The United States is the only industrialized nation that prohibits industrial hemp cultivation. The Congressional Research Service has noted that hemp is grown as an established agricultural commodity in approximately 30 nations in Europe, Asia, North America, and South America. The Industrial Hemp Farming Act will relieve this unique restriction on American farmers and allow them to grow industrial hemp in accord with state law.

Industrial hemp is a crop that was grown legally throughout the United States for most of our nation's history. In fact, during World War II, the federal government actively encouraged American farmers to grow industrial hemp to help the war effort. The Department of Agriculture even produced a film "Hemp for Victory'' encouraging the plant's cultivation.

In recent years, the hemp plant has been put to many popular uses in foods and in industry. Grocery stores sell hemp seeds and oil as well as food products containing oil and seeds from the hemp plant. Industrial hemp is also included in consumer products such as paper, cloths, cosmetics, carpet, and door frames of cars. Hemp has even been used in alternative automobile fuel.

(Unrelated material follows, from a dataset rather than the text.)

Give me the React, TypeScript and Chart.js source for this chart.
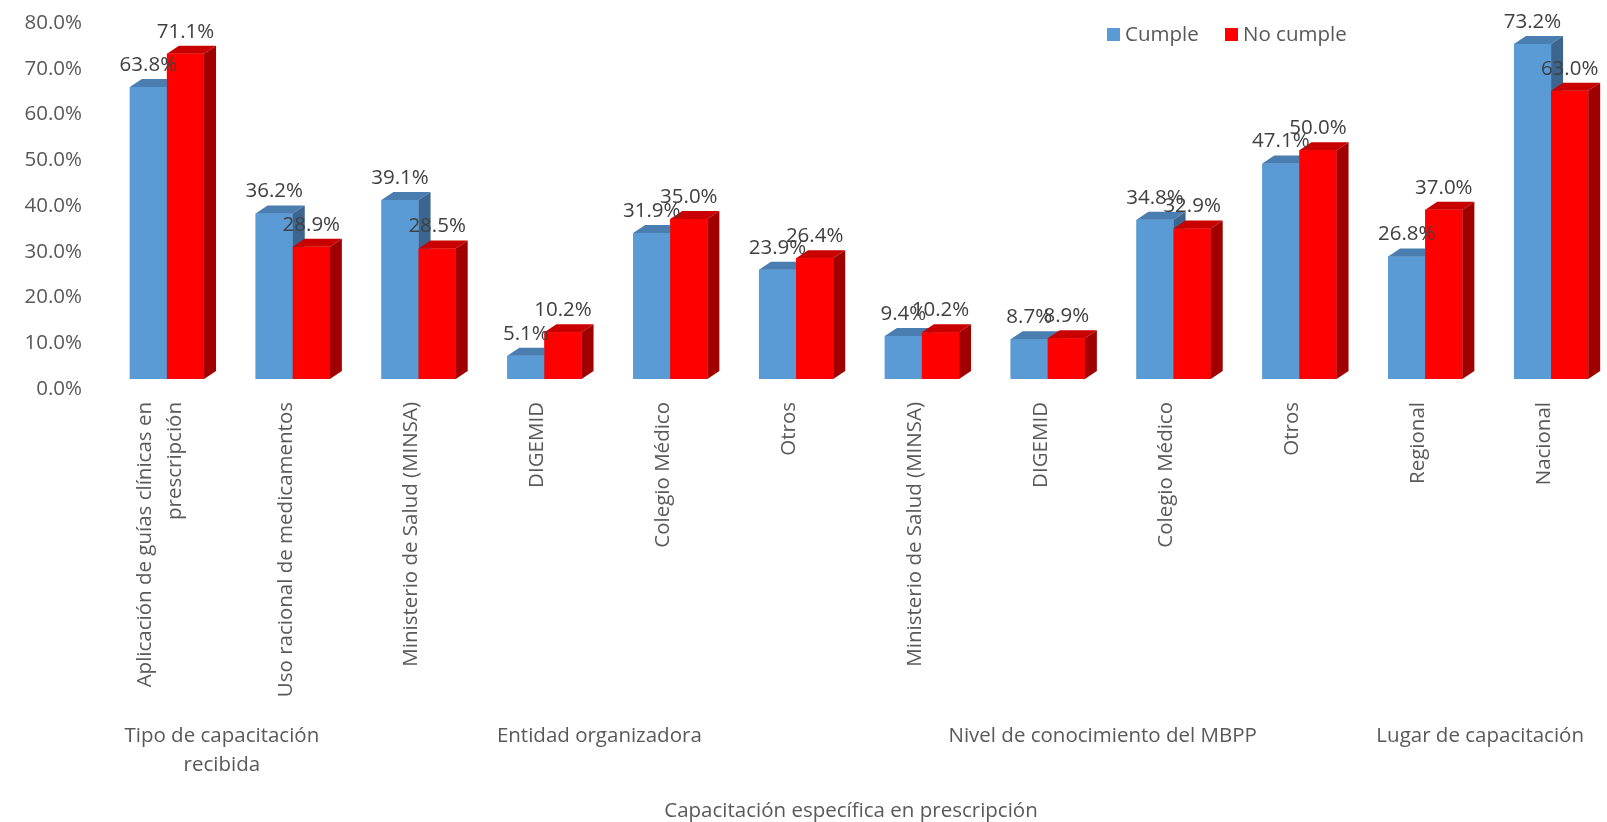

It is unfortunate that the federal government has stood in the way of American farmers competing in the global industrial hemp market. Indeed, the founders of our nation, some of whom grew hemp, would surely find that federal restrictions on farmers growing a safe and profitable crop on their own land are inconsistent with the constitutional guarantee of a limited, restrained federal government. Therefore, I urge my colleagues to stand up for American farmers and cosponsor the Industrial Hemp Farming Act.